The show, of course, pits a diverse collection of people with excellent teeth against each other. Though in the end they connive, lie, cheat and charm their way to solo victory, for a while, at least, they strategically collaborate.
See where am I going with this? Sometimes it does feel like “Survivor Vashon” out here. We don’t get to vote people off, but man, we can do the tribal alliances and simultaneous every-person-for-themselves thing with the best of them.
For instance, it’s a common saying that if you get 10 islanders in a room, you’ll have at least 11 opinionated personalities with different versions of what matters, how we should do things and what makes us ... unique? Is that what we think we are?
Question: How many islanders does it take to screw in a light bulb?
Answer 1: No idea. I have to call King County.
Answer 2: I don’t need your help; get the hell out of my kitchen.
Answer 3: Can I just look at the package first and see where the light bulb was made?
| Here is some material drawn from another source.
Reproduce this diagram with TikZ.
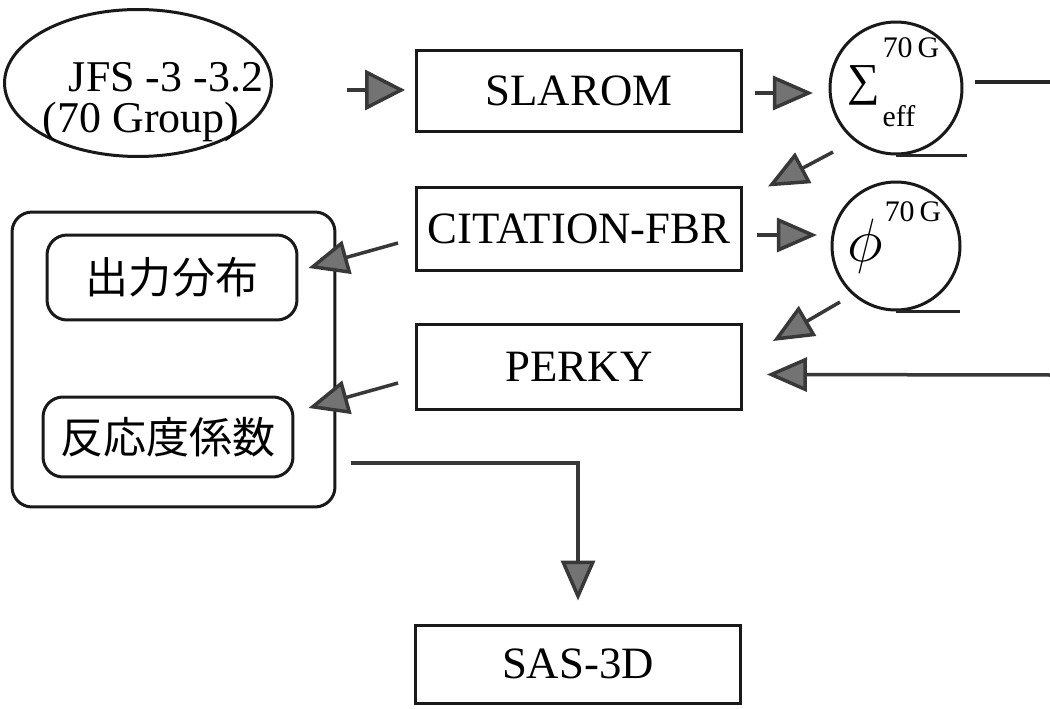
\documentclass[tikz,border=0pt]{standalone}
\usepackage{fontspec}
\usepackage{graphicx}
\setmainfont{Liberation Serif}
\newfontfamily\cjk{Noto Sans CJK JP}
\usetikzlibrary{arrows.meta,shapes.geometric,calc}
\begin{document}
\begin{tikzpicture}[x=0.02cm,y=-0.02cm,
 box/.style={draw=black!90, line width=0.06cm, minimum width=6.5cm, inner sep=0pt, font=\fontsize{25.5}{30}\selectfont},
 rbox/.style={draw=black!90, line width=0.06cm, rounded corners=0.4cm, inner sep=0pt},
 arr/.style={draw=black!78, line width=0.07cm, -{Triangle[length=0.8cm,width=0.68cm,fill=black!55]}},
 plainline/.style={draw=black!85, line width=0.07cm},
 circ/.style={draw=black!90, line width=0.06cm, circle, inner sep=0pt},
 lbl/.style={inner sep=0pt, font=\fontsize{25}{30}\selectfont},
 suptxt/.style={inner sep=0pt, font=\fontsize{17}{20}\selectfont},
 cjktxt/.style={inner sep=0pt, font=\cjk\fontsize{24.5}{28}\selectfont}
]
\useasboundingbox (0,0) rectangle (1050,709);
% input ellipse
\node[draw=black!90, line width=0.06cm, ellipse, minimum width=5.34cm, minimum height=2.94cm, inner sep=0pt] (jfs) at (138,83) {};
\node[lbl, anchor=base, text depth=0pt] (jfs1) at (166,92) {JFS -3 -3.2};
\node[lbl, anchor=base, text height=0.5cm] (jfs2) at (141,133) {(70 Group)};
% boxes
\node[box, minimum height=1.64cm] (slarom) at (579,91) {SLAROM};
\node[box, minimum height=1.68cm] (citation) at (579,229) {CITATION-FBR};
\node[box, minimum height=1.70cm] (perky) at (579,367) {PERKY};
\node[box, minimum height=1.56cm] (sas) at (578,664) {SAS-3D};
% circles
\node[circ, minimum size=2.64cm] (sigma) at (896,88) {};
\node[inner sep=0pt, font=\fontsize{26}{30}\selectfont] (sigsym) at (864,85) {∑};
\node[suptxt, anchor=base] (sigsup) at (911,58) {70\,G};
\node[suptxt, anchor=base] (sigsub) at (899,127) {eff};
\node[circ, minimum size=2.56cm] (phi) at (896,246) {};
\node[inner sep=0pt, font=\fontsize{24.88}{30}\selectfont] (phisym) at (865,246) {\scalebox{1.4}{$\phi$}};
\node[suptxt, anchor=base] (phisup) at (913,222) {70\,G};
\draw[plainline] (sigma.south) -- ++(71,0);
\draw[plainline] (phi.south) -- ++(64,0);
% output container
\node[rbox, minimum width=6.46cm, minimum height=5.9cm] (cont) at (173.5,359.5) {};
\node[rbox, cjktxt, minimum width=5.0cm, minimum height=1.70cm] (out1) at (172,277.5) {出力分布};
\node[rbox, cjktxt, minimum width=5.0cm, minimum height=1.60cm] (out2) at (168,437) {反応度係数};
% right edge coordinates
\coordinate (rout) at (1050,82);
\coordinate (rin) at (1050,375);
% connectors
\draw[arr, -{Triangle[length=0.8cm,width=0.8cm,fill=black!55]}] ($(slarom.west)+(-68,-1)$) -- ($(slarom.west)+(-10,-1)$);
\draw[arr] ($(slarom.east)+(12,2)$) -- ($(slarom.east)+(70,2)$);
\draw[arr] ($(sigma.center)+(-63,64)$) -- ($(citation.north east)+(25,1)$);
\draw[arr] ($(citation.east)+(14,6)$) -- ($(citation.east)+(74,6)$);
\draw[arr] ($(phi.center)+(-56,56)$) -- ($(perky.north east)+(30,18)$);
\draw[arr] (rin) -- ($(perky.east)+(24,7.5)$);
\draw[plainline] ($(sigma.east)+(11,-6)$) -- (rout);
\draw[arr] ($(citation.west)+(-17,14)$) -- ($(out1.east)+(10,-9.5)$);
\draw[arr] ($(perky.west)+(-17,16)$) -- ($(out2.east)+(14,-29)$);
\draw[arr] ($(cont.east)+(15,103.5)$) -| ($(sas.north)+(0,-23)$);
\end{tikzpicture}
\end{document}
I want to be sure it’s compact florescent, locally made, fair trade, has a union-friendly, diverse workforce and is non-toxic to dogs.
Now there’s a community cocktail.
Have you seen the Wikipedia article on Vashon? We sound wicked boring. The history section is all of 64 words long and doesn’t even include “The Maury Island Incident” (our extraterrestrial claim to fame) or that time when the ferry worker smeared a cream cheese Danish on somebody’s windshield.
I did find a clue in the past to our semi-dysfunctional present. In 1880, we had just over 100 (white) people on the island. Fascinatingly, that turns out to be around the optimal number of social relationships any one person can maintain. The same is apparently true for apes and baboons; opinions vary about their numbers on the island.
That first census also references “Vashons” and “Maurys” Islands. Plural? So maybe, from the start, we were in fact a collection of mini-islands, operating as independent, competing fiefdoms — just like today!
And of course, different subgroups, much like neighboring medieval villages, are often suspicious of each other (sometimes even hostile), having different values and speaking slightly different languages and all. And oh my God, that explains everything on Survivor Vashon.
The lady who sits on the aisle of the empty booth on the passenger ferry and hairy eyeballs me for wanting to sit down; the people who bring spelt “salads” to potlucks — with ingredient lists; the folks who revel in cursing diatribes on Facebook, those who bring their cardboard to recycling in neatly packed bundles.
It’s just people being themselves, whereby we display our very own extremely homogeneous diversity. If the aforementioned social clan size factoid is correct, then the island currently consists of exactly 84.6 sub-islands, give or take. Any given individual might be a part of just one, or, statistically, all 84.6 of them. You could theoretically have alliances with every group. Think of the power.
This could be you: a gun-rights Libertarian who nevertheless sees Vashon as a beacon of hope for a convivial, sustainable humanity, while personally suffering from food intolerances, diet crazes, yet being blind to the island’s cultural elitism, which thereby disconnects you from “reality,” even as you struggle financially and try to care for your super-entitled pets and feral children.
After all, we got hooked on “Survivor” thanks to island friends, the Spankhooters (not their real name), who home schooled their children, can their own tomato sauce, have farm animals, work in the city, shop at malls, practice radical politics, go to church and watch Survivor for quality family time.
You know why all those AM radio transmitters are on the island? It’s because Vashon’s soil conductivity is greater than anywhere else in the Puget Sound. You know what that means? Me neither. But I’m thinking the upshot is, in spite of ourselves, we’re an electromagnetic petri dish of unavoidable connections.
In other words, we’re an ongoing experiment (just like everywhere). Here’s to a beautiful summer. Be sure to hydrate — it makes your neighbors nicer and possibly better looking.
— Kevin Joyce is a writer, humorist and father on Vashon.